■ **Records with drawing code**:
***
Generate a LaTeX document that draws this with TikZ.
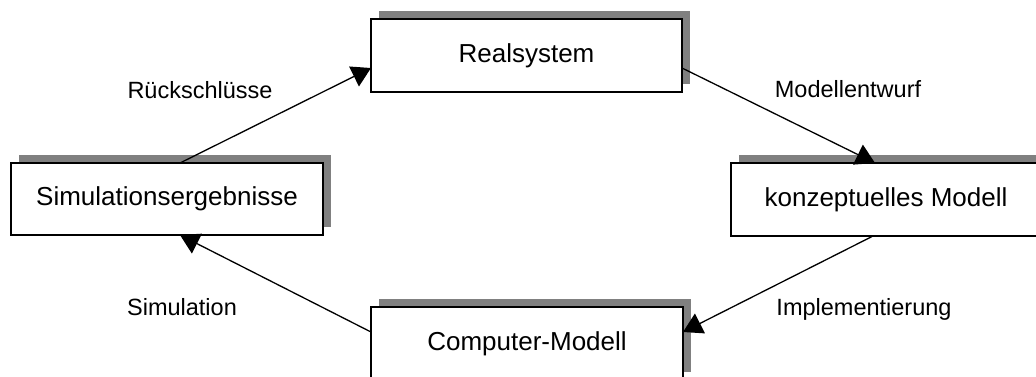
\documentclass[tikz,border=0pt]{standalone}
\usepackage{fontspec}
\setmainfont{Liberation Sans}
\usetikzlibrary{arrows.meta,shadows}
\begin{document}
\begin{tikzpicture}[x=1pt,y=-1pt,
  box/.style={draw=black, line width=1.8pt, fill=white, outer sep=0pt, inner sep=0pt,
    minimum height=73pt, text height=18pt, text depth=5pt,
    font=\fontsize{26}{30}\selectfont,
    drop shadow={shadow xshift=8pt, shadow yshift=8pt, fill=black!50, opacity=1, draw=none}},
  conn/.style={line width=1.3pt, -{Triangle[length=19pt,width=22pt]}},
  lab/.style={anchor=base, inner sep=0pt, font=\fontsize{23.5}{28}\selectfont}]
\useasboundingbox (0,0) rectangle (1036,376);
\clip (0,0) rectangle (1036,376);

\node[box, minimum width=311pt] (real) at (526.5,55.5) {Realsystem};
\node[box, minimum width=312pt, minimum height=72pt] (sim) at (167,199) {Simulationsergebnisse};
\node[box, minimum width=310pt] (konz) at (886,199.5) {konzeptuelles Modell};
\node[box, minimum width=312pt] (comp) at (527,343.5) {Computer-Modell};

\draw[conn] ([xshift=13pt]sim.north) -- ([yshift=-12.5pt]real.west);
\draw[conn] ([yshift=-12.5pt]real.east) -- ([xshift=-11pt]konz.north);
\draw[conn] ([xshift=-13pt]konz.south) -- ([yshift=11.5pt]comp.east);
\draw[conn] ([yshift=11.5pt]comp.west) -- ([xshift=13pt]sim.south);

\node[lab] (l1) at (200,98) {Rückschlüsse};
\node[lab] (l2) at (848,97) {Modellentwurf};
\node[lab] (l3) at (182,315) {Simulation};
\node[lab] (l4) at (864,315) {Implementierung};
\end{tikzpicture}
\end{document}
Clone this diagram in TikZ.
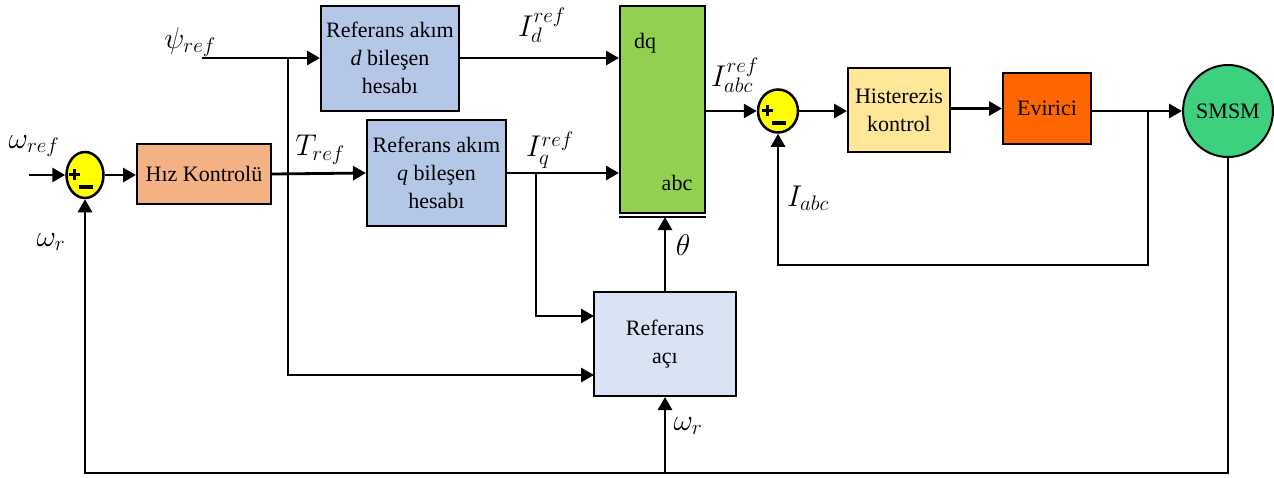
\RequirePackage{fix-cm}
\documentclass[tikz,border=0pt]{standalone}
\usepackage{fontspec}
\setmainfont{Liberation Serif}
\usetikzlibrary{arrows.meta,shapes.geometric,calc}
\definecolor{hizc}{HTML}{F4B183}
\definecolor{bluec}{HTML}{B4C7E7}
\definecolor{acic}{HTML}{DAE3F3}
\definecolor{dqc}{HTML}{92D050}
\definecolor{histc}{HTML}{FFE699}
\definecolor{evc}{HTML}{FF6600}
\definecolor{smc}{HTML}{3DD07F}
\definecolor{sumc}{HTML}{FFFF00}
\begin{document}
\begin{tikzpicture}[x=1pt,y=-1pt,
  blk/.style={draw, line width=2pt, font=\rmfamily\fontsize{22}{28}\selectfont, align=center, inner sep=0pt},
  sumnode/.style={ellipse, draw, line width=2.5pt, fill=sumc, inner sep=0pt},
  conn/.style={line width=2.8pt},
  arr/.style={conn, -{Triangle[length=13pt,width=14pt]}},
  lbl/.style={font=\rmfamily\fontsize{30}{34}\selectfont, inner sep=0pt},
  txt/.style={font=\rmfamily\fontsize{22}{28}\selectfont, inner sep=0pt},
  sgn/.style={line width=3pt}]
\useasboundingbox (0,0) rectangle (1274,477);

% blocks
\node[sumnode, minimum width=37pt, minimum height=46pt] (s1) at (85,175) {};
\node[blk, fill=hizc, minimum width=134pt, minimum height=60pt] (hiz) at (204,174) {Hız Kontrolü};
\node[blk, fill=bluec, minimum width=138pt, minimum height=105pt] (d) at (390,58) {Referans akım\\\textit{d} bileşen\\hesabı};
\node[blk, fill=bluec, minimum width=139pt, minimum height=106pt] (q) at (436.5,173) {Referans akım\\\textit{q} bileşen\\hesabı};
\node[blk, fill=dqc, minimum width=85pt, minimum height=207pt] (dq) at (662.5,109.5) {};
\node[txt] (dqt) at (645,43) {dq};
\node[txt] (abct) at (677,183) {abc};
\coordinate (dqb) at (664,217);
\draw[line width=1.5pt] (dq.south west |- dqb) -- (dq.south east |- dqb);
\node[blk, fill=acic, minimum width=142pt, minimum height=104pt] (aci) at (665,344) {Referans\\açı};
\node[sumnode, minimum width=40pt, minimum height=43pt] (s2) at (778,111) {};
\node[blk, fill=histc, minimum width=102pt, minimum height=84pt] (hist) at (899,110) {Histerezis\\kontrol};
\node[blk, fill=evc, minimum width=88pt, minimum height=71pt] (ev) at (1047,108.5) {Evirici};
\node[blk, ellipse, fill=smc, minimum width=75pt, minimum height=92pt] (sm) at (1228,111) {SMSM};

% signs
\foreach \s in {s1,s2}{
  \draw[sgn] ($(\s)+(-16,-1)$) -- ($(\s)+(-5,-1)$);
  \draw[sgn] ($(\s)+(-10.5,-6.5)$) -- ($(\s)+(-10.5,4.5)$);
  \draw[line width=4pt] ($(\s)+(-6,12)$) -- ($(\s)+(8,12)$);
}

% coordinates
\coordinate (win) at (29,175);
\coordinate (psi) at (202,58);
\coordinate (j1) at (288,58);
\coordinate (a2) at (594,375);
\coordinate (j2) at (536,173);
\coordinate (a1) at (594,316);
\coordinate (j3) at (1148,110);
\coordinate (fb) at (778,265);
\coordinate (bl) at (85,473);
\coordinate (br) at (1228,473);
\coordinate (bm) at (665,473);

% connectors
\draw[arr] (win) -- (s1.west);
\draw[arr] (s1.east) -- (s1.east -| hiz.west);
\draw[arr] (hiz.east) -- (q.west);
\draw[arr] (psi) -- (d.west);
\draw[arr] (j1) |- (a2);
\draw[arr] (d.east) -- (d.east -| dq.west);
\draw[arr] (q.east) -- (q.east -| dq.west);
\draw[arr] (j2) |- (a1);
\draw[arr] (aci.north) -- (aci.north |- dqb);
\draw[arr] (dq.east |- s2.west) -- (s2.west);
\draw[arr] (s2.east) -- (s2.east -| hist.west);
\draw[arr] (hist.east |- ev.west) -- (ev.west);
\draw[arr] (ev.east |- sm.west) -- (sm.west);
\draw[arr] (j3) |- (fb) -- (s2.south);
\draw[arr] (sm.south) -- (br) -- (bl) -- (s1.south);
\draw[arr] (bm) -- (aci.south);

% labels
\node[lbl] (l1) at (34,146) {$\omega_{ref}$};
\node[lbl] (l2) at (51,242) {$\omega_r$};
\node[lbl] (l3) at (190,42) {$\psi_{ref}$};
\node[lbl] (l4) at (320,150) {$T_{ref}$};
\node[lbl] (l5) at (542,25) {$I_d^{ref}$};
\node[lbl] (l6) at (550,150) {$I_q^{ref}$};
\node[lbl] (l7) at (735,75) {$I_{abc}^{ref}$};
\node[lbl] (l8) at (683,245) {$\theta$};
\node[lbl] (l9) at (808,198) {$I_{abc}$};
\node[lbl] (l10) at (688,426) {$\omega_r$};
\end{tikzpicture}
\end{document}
***
■ **Given instruction**:
Copy each line above precisely, dropping the pictures.

■ **The completed task**:
Generate a LaTeX document that draws this with TikZ.
\documentclass[tikz,border=0pt]{standalone}
\usepackage{fontspec}
\setmainfont{Liberation Sans}
\usetikzlibrary{arrows.meta,shadows}
\begin{document}
\begin{tikzpicture}[x=1pt,y=-1pt,
  box/.style={draw=black, line width=1.8pt, fill=white, outer sep=0pt, inner sep=0pt,
    minimum height=73pt, text height=18pt, text depth=5pt,
    font=\fontsize{26}{30}\selectfont,
    drop shadow={shadow xshift=8pt, shadow yshift=8pt, fill=black!50, opacity=1, draw=none}},
  conn/.style={line width=1.3pt, -{Triangle[length=19pt,width=22pt]}},
  lab/.style={anchor=base, inner sep=0pt, font=\fontsize{23.5}{28}\selectfont}]
\useasboundingbox (0,0) rectangle (1036,376);
\clip (0,0) rectangle (1036,376);

\node[box, minimum width=311pt] (real) at (526.5,55.5) {Realsystem};
\node[box, minimum width=312pt, minimum height=72pt] (sim) at (167,199) {Simulationsergebnisse};
\node[box, minimum width=310pt] (konz) at (886,199.5) {konzeptuelles Modell};
\node[box, minimum width=312pt] (comp) at (527,343.5) {Computer-Modell};

\draw[conn] ([xshift=13pt]sim.north) -- ([yshift=-12.5pt]real.west);
\draw[conn] ([yshift=-12.5pt]real.east) -- ([xshift=-11pt]konz.north);
\draw[conn] ([xshift=-13pt]konz.south) -- ([yshift=11.5pt]comp.east);
\draw[conn] ([yshift=11.5pt]comp.west) -- ([xshift=13pt]sim.south);

\node[lab] (l1) at (200,98) {Rückschlüsse};
\node[lab] (l2) at (848,97) {Modellentwurf};
\node[lab] (l3) at (182,315) {Simulation};
\node[lab] (l4) at (864,315) {Implementierung};
\end{tikzpicture}
\end{document}
Clone this diagram in TikZ.
\RequirePackage{fix-cm}
\documentclass[tikz,border=0pt]{standalone}
\usepackage{fontspec}
\setmainfont{Liberation Serif}
\usetikzlibrary{arrows.meta,shapes.geometric,calc}
\definecolor{hizc}{HTML}{F4B183}
\definecolor{bluec}{HTML}{B4C7E7}
\definecolor{acic}{HTML}{DAE3F3}
\definecolor{dqc}{HTML}{92D050}
\definecolor{histc}{HTML}{FFE699}
\definecolor{evc}{HTML}{FF6600}
\definecolor{smc}{HTML}{3DD07F}
\definecolor{sumc}{HTML}{FFFF00}
\begin{document}
\begin{tikzpicture}[x=1pt,y=-1pt,
  blk/.style={draw, line width=2pt, font=\rmfamily\fontsize{22}{28}\selectfont, align=center, inner sep=0pt},
  sumnode/.style={ellipse, draw, line width=2.5pt, fill=sumc, inner sep=0pt},
  conn/.style={line width=2.8pt},
  arr/.style={conn, -{Triangle[length=13pt,width=14pt]}},
  lbl/.style={font=\rmfamily\fontsize{30}{34}\selectfont, inner sep=0pt},
  txt/.style={font=\rmfamily\fontsize{22}{28}\selectfont, inner sep=0pt},
  sgn/.style={line width=3pt}]
\useasboundingbox (0,0) rectangle (1274,477);

% blocks
\node[sumnode, minimum width=37pt, minimum height=46pt] (s1) at (85,175) {};
\node[blk, fill=hizc, minimum width=134pt, minimum height=60pt] (hiz) at (204,174) {Hız Kontrolü};
\node[blk, fill=bluec, minimum width=138pt, minimum height=105pt] (d) at (390,58) {Referans akım\\\textit{d} bileşen\\hesabı};
\node[blk, fill=bluec, minimum width=139pt, minimum height=106pt] (q) at (436.5,173) {Referans akım\\\textit{q} bileşen\\hesabı};
\node[blk, fill=dqc, minimum width=85pt, minimum height=207pt] (dq) at (662.5,109.5) {};
\node[txt] (dqt) at (645,43) {dq};
\node[txt] (abct) at (677,183) {abc};
\coordinate (dqb) at (664,217);
\draw[line width=1.5pt] (dq.south west |- dqb) -- (dq.south east |- dqb);
\node[blk, fill=acic, minimum width=142pt, minimum height=104pt] (aci) at (665,344) {Referans\\açı};
\node[sumnode, minimum width=40pt, minimum height=43pt] (s2) at (778,111) {};
\node[blk, fill=histc, minimum width=102pt, minimum height=84pt] (hist) at (899,110) {Histerezis\\kontrol};
\node[blk, fill=evc, minimum width=88pt, minimum height=71pt] (ev) at (1047,108.5) {Evirici};
\node[blk, ellipse, fill=smc, minimum width=75pt, minimum height=92pt] (sm) at (1228,111) {SMSM};

% signs
\foreach \s in {s1,s2}{
  \draw[sgn] ($(\s)+(-16,-1)$) -- ($(\s)+(-5,-1)$);
  \draw[sgn] ($(\s)+(-10.5,-6.5)$) -- ($(\s)+(-10.5,4.5)$);
  \draw[line width=4pt] ($(\s)+(-6,12)$) -- ($(\s)+(8,12)$);
}

% coordinates
\coordinate (win) at (29,175);
\coordinate (psi) at (202,58);
\coordinate (j1) at (288,58);
\coordinate (a2) at (594,375);
\coordinate (j2) at (536,173);
\coordinate (a1) at (594,316);
\coordinate (j3) at (1148,110);
\coordinate (fb) at (778,265);
\coordinate (bl) at (85,473);
\coordinate (br) at (1228,473);
\coordinate (bm) at (665,473);

% connectors
\draw[arr] (win) -- (s1.west);
\draw[arr] (s1.east) -- (s1.east -| hiz.west);
\draw[arr] (hiz.east) -- (q.west);
\draw[arr] (psi) -- (d.west);
\draw[arr] (j1) |- (a2);
\draw[arr] (d.east) -- (d.east -| dq.west);
\draw[arr] (q.east) -- (q.east -| dq.west);
\draw[arr] (j2) |- (a1);
\draw[arr] (aci.north) -- (aci.north |- dqb);
\draw[arr] (dq.east |- s2.west) -- (s2.west);
\draw[arr] (s2.east) -- (s2.east -| hist.west);
\draw[arr] (hist.east |- ev.west) -- (ev.west);
\draw[arr] (ev.east |- sm.west) -- (sm.west);
\draw[arr] (j3) |- (fb) -- (s2.south);
\draw[arr] (sm.south) -- (br) -- (bl) -- (s1.south);
\draw[arr] (bm) -- (aci.south);

% labels
\node[lbl] (l1) at (34,146) {$\omega_{ref}$};
\node[lbl] (l2) at (51,242) {$\omega_r$};
\node[lbl] (l3) at (190,42) {$\psi_{ref}$};
\node[lbl] (l4) at (320,150) {$T_{ref}$};
\node[lbl] (l5) at (542,25) {$I_d^{ref}$};
\node[lbl] (l6) at (550,150) {$I_q^{ref}$};
\node[lbl] (l7) at (735,75) {$I_{abc}^{ref}$};
\node[lbl] (l8) at (683,245) {$\theta$};
\node[lbl] (l9) at (808,198) {$I_{abc}$};
\node[lbl] (l10) at (688,426) {$\omega_r$};
\end{tikzpicture}
\end{document}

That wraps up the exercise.